FIG. 8 is a partial sectional view of a conventional FEA types.
Cathode electrodes 3, insulation layer 5, and gate electrodes 7 are formed on backplate 1, and anode electrode 11 and phosphor layer 13 are formed on faceplate 9. Cathode electrodes 3 are formed in a stripe pattern and gate electrodes 7 are formed in a stripe pattern such that cathode electrodes 3 intersect gate electrodes 7 substantially perpendicular. First and second openings 5a and 7a are formed respectively in insulation layer 5 and gate electrodes 7 corresponding to where cathode electrodes 3 and gate electrodes 7 intersect. Emitters 15, which act as electron emission sources, are formed on surfaces of cathode electrodes 3 exposed by first and second openings 5a and 7a. 
Such emitters 15 are formed by performing deposition through a thick-layer process (e.g., screen printing) using a carbon-based material such as carbon nanotubes or graphite, after which baking is performed. Compared to Spindt-type emitters, manufacture is simple and the resulting emitters are more suitable for use in devices of large screen sizes.

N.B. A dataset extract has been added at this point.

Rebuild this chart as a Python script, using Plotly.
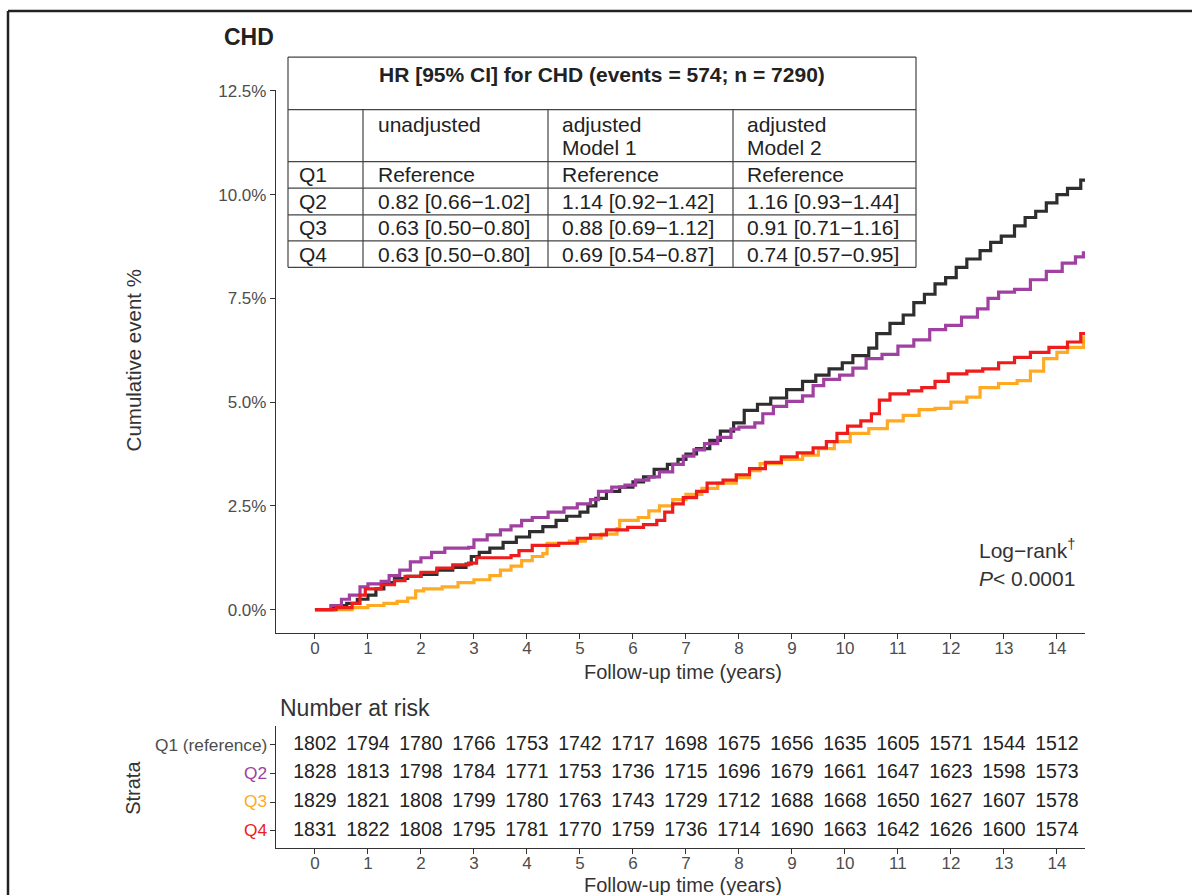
import plotly.graph_objects as go

W, H = 1192, 895
TOP_OFF = 8          # page offset observed at top
VSCALE = 0.99        # observed vertical scale of the rendered page
FONT = "Liberation Sans, Arial, Helvetica, sans-serif"

# ---------------- data ----------------
q1_t = [0, 0.35, 0.6, 0.8, 1.0, 1.15, 1.3, 1.5, 1.75, 2.0, 2.3, 2.6, 2.85, 2.95, 3.1, 3.3, 3.55, 3.8,
        4.05, 4.3, 4.55, 4.75, 5.0, 5.15, 5.3, 5.5, 5.75, 6.0, 6.2, 6.4, 6.65, 6.85, 7.0, 7.2, 7.45,
        7.65, 7.9, 8.1, 8.35, 8.6, 8.9, 9.2, 9.45, 9.7, 9.95, 10.15, 10.45, 10.6, 10.85, 11.1, 11.3,
        11.5, 11.7, 11.9, 12.1, 12.3, 12.55, 12.75, 12.95, 13.2, 13.4, 13.6, 13.8, 14.0, 14.2, 14.45, 14.7]
q1_v = [0, 0.1, 0.15, 0.25, 0.35, 0.5, 0.65, 0.75, 0.8, 0.85, 0.95, 1.02, 1.1, 1.28, 1.38, 1.48, 1.62, 1.75,
        1.88, 2.0, 2.15, 2.25, 2.35, 2.5, 2.68, 2.85, 2.95, 3.08, 3.2, 3.38, 3.5, 3.62, 3.75, 3.88, 4.08,
        4.3, 4.5, 4.8, 4.95, 5.1, 5.3, 5.5, 5.65, 5.8, 5.95, 6.12, 6.3, 6.65, 6.9, 7.1, 7.4,
        7.6, 7.85, 8.0, 8.25, 8.45, 8.65, 8.85, 9.0, 9.25, 9.45, 9.6, 9.8, 10.0, 10.15, 10.35, 10.35]

q2_t = [0, 0.3, 0.5, 0.65, 0.85, 1.0, 1.25, 1.4, 1.6, 1.8, 2.0, 2.2, 2.45, 2.9, 3.0, 3.25, 3.5, 3.7, 3.9,
        4.1, 4.4, 4.7, 4.95, 5.2, 5.35, 5.6, 5.85, 6.05, 6.3, 6.5, 6.75, 6.95, 7.15, 7.35, 7.6, 7.85,
        8.0, 8.3, 8.45, 8.65, 8.9, 9.2, 9.4, 9.6, 9.9, 10.15, 10.4, 10.7, 11.0, 11.3, 11.6, 11.9, 12.2,
        12.5, 12.7, 12.9, 13.2, 13.5, 13.8, 14.1, 14.35, 14.5, 14.7]
q2_v = [0, 0.1, 0.25, 0.35, 0.55, 0.62, 0.68, 0.82, 0.95, 1.15, 1.25, 1.38, 1.48, 1.5, 1.68, 1.8, 1.92, 2.02, 2.15,
        2.22, 2.35, 2.45, 2.55, 2.65, 2.85, 2.95, 3.0, 3.12, 3.2, 3.32, 3.5, 3.7, 3.85, 4.0, 4.15, 4.35,
        4.4, 4.5, 4.72, 4.9, 5.02, 5.15, 5.4, 5.55, 5.65, 5.82, 6.05, 6.15, 6.35, 6.5, 6.75, 6.85, 7.05,
        7.25, 7.5, 7.65, 7.72, 7.95, 8.15, 8.35, 8.5, 8.6, 8.6]

q3_t = [0, 0.7, 1.0, 1.3, 1.55, 1.75, 1.9, 2.05, 2.4, 2.7, 3.0, 3.3, 3.5, 3.7, 3.9, 4.1, 4.3, 4.38, 4.8,
        5.1, 5.4, 5.7, 5.75, 6.1, 6.3, 6.5, 6.75, 7.0, 7.3, 7.6, 7.95, 8.2, 8.4, 8.8, 9.2, 9.5, 9.8,
        10.1, 10.45, 10.8, 11.1, 11.4, 11.7, 12.0, 12.3, 12.55, 12.9, 13.25, 13.5, 13.75, 14.0, 14.2, 14.5, 14.7]
q3_v = [0, 0.05, 0.1, 0.15, 0.2, 0.28, 0.45, 0.5, 0.55, 0.65, 0.72, 0.82, 0.95, 1.05, 1.18, 1.28, 1.35, 1.6, 1.65,
        1.72, 1.82, 1.95, 2.15, 2.22, 2.38, 2.5, 2.65, 2.78, 2.92, 3.05, 3.18, 3.35, 3.52, 3.62, 3.72, 3.88, 4.05,
        4.25, 4.36, 4.55, 4.68, 4.82, 4.85, 5.0, 5.12, 5.35, 5.45, 5.52, 5.75, 6.05, 6.2, 6.32, 6.55, 6.55]

q4_t = [0, 0.4, 0.7, 0.85, 0.95, 1.25, 1.5, 1.7, 2.0, 2.3, 2.6, 2.9, 3.05, 3.7, 3.85, 4.1, 4.6, 4.95, 5.2,
        5.5, 5.9, 6.2, 6.45, 6.6, 6.75, 6.95, 7.2, 7.4, 7.7, 7.95, 8.2, 8.5, 8.8, 9.1, 9.4, 9.65, 9.85,
        10.05, 10.3, 10.5, 10.65, 10.85, 11.2, 11.45, 11.7, 11.95, 12.3, 12.6, 12.9, 13.2, 13.5, 13.85,
        14.2, 14.45, 14.7]
q4_v = [0, 0.05, 0.15, 0.35, 0.5, 0.6, 0.7, 0.8, 0.9, 1.0, 1.08, 1.12, 1.25, 1.3, 1.42, 1.55, 1.6, 1.72, 1.8,
        1.92, 1.98, 2.05, 2.15, 2.35, 2.55, 2.7, 2.85, 3.05, 3.12, 3.25, 3.4, 3.55, 3.68, 3.78, 3.9, 4.05, 4.25,
        4.42, 4.55, 4.72, 5.05, 5.2, 5.27, 5.35, 5.5, 5.68, 5.75, 5.8, 5.95, 6.08, 6.2, 6.32,
        6.45, 6.65, 6.65]

strata = ["Q1 (reference)", "Q2", "Q3", "Q4"]
colors = ["#2e2e2e", "#a040a0", "#ffaa22", "#ee1c1c"]

risk_times = list(range(15))
risk_q1 = [1802, 1794, 1780, 1766, 1753, 1742, 1717, 1698, 1675, 1656, 1635, 1605, 1571, 1544, 1512]
risk_q2 = [1828, 1813, 1798, 1784, 1771, 1753, 1736, 1715, 1696, 1679, 1661, 1647, 1623, 1598, 1573]
risk_q3 = [1829, 1821, 1808, 1799, 1780, 1763, 1743, 1729, 1712, 1688, 1668, 1650, 1627, 1607, 1578]
risk_q4 = [1831, 1822, 1808, 1795, 1781, 1770, 1759, 1736, 1714, 1690, 1663, 1642, 1626, 1600, 1574]

y_ticks = [0, 2.5, 5.0, 7.5, 10.0, 12.5]
y_ticklabels = ["0.0%", "2.5%", "5.0%", "7.5%", "10.0%", "12.5%"]
x_ticks = list(range(15))

hr_title = "HR [95% CI] for CHD (events = 574; n = 7290)"
hr_header1 = ["", "unadjusted", "adjusted", "adjusted"]
hr_header2 = ["", "", "Model 1", "Model 2"]
hr_rows = [
    ["Q1", "Reference", "Reference", "Reference"],
    ["Q2", "0.82 [0.66\u22121.02]", "1.14 [0.92\u22121.42]", "1.16 [0.93\u22121.44]"],
    ["Q3", "0.63 [0.50\u22120.80]", "0.88 [0.69\u22121.12]", "0.91 [0.71\u22121.16]"],
    ["Q4", "0.63 [0.50\u22120.80]", "0.69 [0.54\u22120.87]", "0.74 [0.57\u22120.95]"],
]


def px(x):
    return x / W


def py(y):
    return 1 - ((y - TOP_OFF) / VSCALE) / H


fig = go.Figure()

curves = [(q1_t, q1_v), (q2_t, q2_v), (q3_t, q3_v), (q4_t, q4_v)]
for (t, v), name, c in zip(curves, strata, colors):
    fig.add_trace(go.Scatter(x=t, y=v, mode="lines", line=dict(color=c, width=3.2, shape="hv"),
                             name=name, showlegend=False, xaxis="x", yaxis="y"))

# risk table numbers
risk_rows = [risk_q1, risk_q2, risk_q3, risk_q4]
row_y = [4, 3, 2, 1]
for vals, yy in zip(risk_rows, row_y):
    fig.add_trace(go.Scatter(x=risk_times, y=[yy] * len(risk_times), mode="text",
                             text=[str(v) for v in vals],
                             textfont=dict(family=FONT, size=19.5, color="#222222"),
                             showlegend=False, xaxis="x2", yaxis="y2", hoverinfo="skip"))

axis_common = dict(showgrid=False, zeroline=False, showline=True, linecolor="#333333", linewidth=1.3,
                   ticks="outside", ticklen=5, tickwidth=1.2, tickcolor="#333333",
                   tickfont=dict(family=FONT, size=17, color="#4d4d4d"))

fig.update_layout(
    width=W, height=H, autosize=False,
    margin=dict(l=0, r=0, t=0, b=0),
    paper_bgcolor="white", plot_bgcolor="white",
    xaxis=dict(domain=[px(276), px(1085)], range=[-0.735, 14.53], tickvals=x_ticks,
               ticklabelstandoff=-5, anchor="y", **axis_common),
    yaxis=dict(domain=[py(632), py(90)], range=[-0.555, 12.52], tickvals=y_ticks,
               ticktext=y_ticklabels, anchor="x", **axis_common),
    xaxis2=dict(domain=[px(276), px(1085)], range=[-0.735, 14.53], tickvals=x_ticks,
                ticklabelstandoff=-5, anchor="y2", **axis_common),
    yaxis2=dict(domain=[py(847), py(725)], range=[0.407, 4.663], tickvals=row_y,
                showticklabels=False, anchor="x2", **axis_common),
)

ann = []
shapes = []


def text(x, y, s, size=17, color="#333333", xanchor="center", yanchor="middle", angle=0, bold=False):
    if bold:
        s = "<b>" + s + "</b>"
    ann.append(dict(x=px(x), y=py(y), xref="paper", yref="paper", text=s, showarrow=False,
                    xanchor=xanchor, yanchor=yanchor, textangle=angle, align="left",
                    font=dict(family=FONT, size=size, color=color)))


# titles
text(222, 37, "CHD", size=23, color="#222222", xanchor="left", bold=True)
text(133, 360, "Cumulative event %", size=20.5, angle=-90)
text(683, 671, "Follow-up time (years)", size=20)
text(278, 707, "Number at risk", size=23, xanchor="left")
text(133, 787, "Strata", size=20, angle=-90)
text(683, 884, "Follow-up time (years)", size=20)

# strata labels for risk table
for lab, c, yy in zip(strata, colors, [744, 772, 800, 829]):
    text(269, yy, lab, size=17.3, color=("#4d4d4d" if lab.startswith("Q1") else c), xanchor="right")

# log-rank
text(1077, 548, "Log\u2212rank<sup>\u2020</sup>", size=21, xanchor="right")
text(1077, 578, "<i>P</i>< 0.0001", size=21, xanchor="right")

# HR table
tl, tr = 288, 916
hlines = [57, 109.5, 161.5, 188, 214.7, 240.7, 267]
vcols = [288, 363, 548, 733, 916]
for i, yy in enumerate(hlines):
    shapes.append(dict(type="line", xref="paper", yref="paper", x0=px(tl), x1=px(tr), y0=py(yy), y1=py(yy),
                       line=dict(color="#444444", width=1.2)))
for i, xx in enumerate(vcols):
    y0 = 57 if i in (0, len(vcols) - 1) else 109.5
    shapes.append(dict(type="line", xref="paper", yref="paper", x0=px(xx), x1=px(xx), y0=py(y0), y1=py(267),
                       line=dict(color="#444444", width=1.2)))

text((tl + tr) / 2, 74, hr_title, size=21, color="#222222", bold=True)
pads = [9, 13, 12, 12]
for j in range(4):
    if hr_header1[j]:
        text(vcols[j] + pads[j], 124, hr_header1[j], size=21, color="#222222", xanchor="left")
    if hr_header2[j]:
        text(vcols[j] + pads[j], 147, hr_header2[j], size=21, color="#222222", xanchor="left")
row_centers = [174.5, 201, 227.5, 254]
for r, row in enumerate(hr_rows):
    for j, cell in enumerate(row):
        text(vcols[j] + pads[j], row_centers[r], cell, size=21, color="#222222", xanchor="left")

# outer frame (top and left edges)
shapes.append(dict(type="line", xref="paper", yref="paper", x0=px(8), x1=px(1192), y0=py(11), y1=py(11),
                   line=dict(color="#222222", width=2.5)))
shapes.append(dict(type="line", xref="paper", yref="paper", x0=px(8), x1=px(8), y0=py(11), y1=0,
                   line=dict(color="#222222", width=2.5)))

fig.update_layout(annotations=ann, shapes=shapes)
fig.write_html("out.html", config={"displayModeBar": False},
               post_script="document.body.style.margin='0';document.body.style.overflow='hidden';")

However, when material for forming emitters 15 is deposited on cathode electrodes 3 using a thick-layer process, it is possible for the conductive emitter material to be inadvertently formed extending from cathode electrodes 3 to gate electrodes 7 to thereby form a short circuit between these two elements. Therefore, a sacrificial layer is used in the formation of emitters 15 to thereby prevent the formation of short circuits.
FIGS. 9a-9d are partial sectional views used to describe the processes involved in forming emitters in the production of the conventional FEA types.
Referring first to FIG. 9a, cathode electrodes 3, insulation layer 5, and gate electrodes 7 are formed in this sequence on backplate 1. Next, first and second openings 5a and 7a are formed respectively in and passing fully through insulation layer 5 and gate electrodes 7 at areas corresponding to where cathode electrodes 3 and gate electrodes 7 intersect. Backplate 1 is made of a transparent glass substrate, and cathode electrodes 3 are made of a transparent conducting film having a high transmissivity of light such as ITO (indium tin oxide).
Subsequently, except for specific areas of cathode electrodes 3 (i.e., areas exposed by first and second openings 5a and 7a), sacrificial layer 17 is formed over all exposed areas of gate electrodes 7, insulation layer 5, and cathode electrodes 3. Sacrificial layer 17 is made of a conventional photoresist material or a metal.
Next, with reference to FIG. 9b, paste-like emitter material 19 is deposited using a thick-layer process over all exposed elements formed on backplate 1, that is, over sacrificial layer 17 and the exposed portions of cathode electrodes 3. Next, ultraviolet rays (depicted by dark arrows) are irradiated onto a surface of backplate 1 opposite the side on which the above elements are formed to thereby selectively harden emitter material 19 on cathode electrodes 3.
Following the above processes, with reference to FIG. 9c, emitter material 19 that has not been hardened is removed. Baking is then performed to thereby complete the formation of emitters 15. Next, etching is performed using an etching solution to remove sacrificial layer 17 as shown in FIG. 9d. This completes the formation of the structure present on backplate 1.
However, there is a serious problem with the configuration realized through the processes described above. In particular, the etching solution used to remove sacrificial layer 17 may damage gate electrodes 7. Gate electrodes 7 are typically made of a thin metal having a thickness of approximately 200 nm. The cross-sectional area of gate electrodes 7 is reduced by damage to the surface of gate electrodes 7 by the etching solution. This results in an increase in the line resistance of gate electrodes 7 and/or cracking of the gate electrodes when emitter material 19 is baked.
When predetermined drive voltage are applied to cathode electrodes 3 and gate electrodes 7 to effect the emission of electrons from emitters 15 (in this increased state of resistance of gate electrodes 7), the voltage applied to gate electrodes 7 is reduced. Ultimately, this results in a non-uniform emission of electrons from emitters 15 which significantly reduces overall picture quality.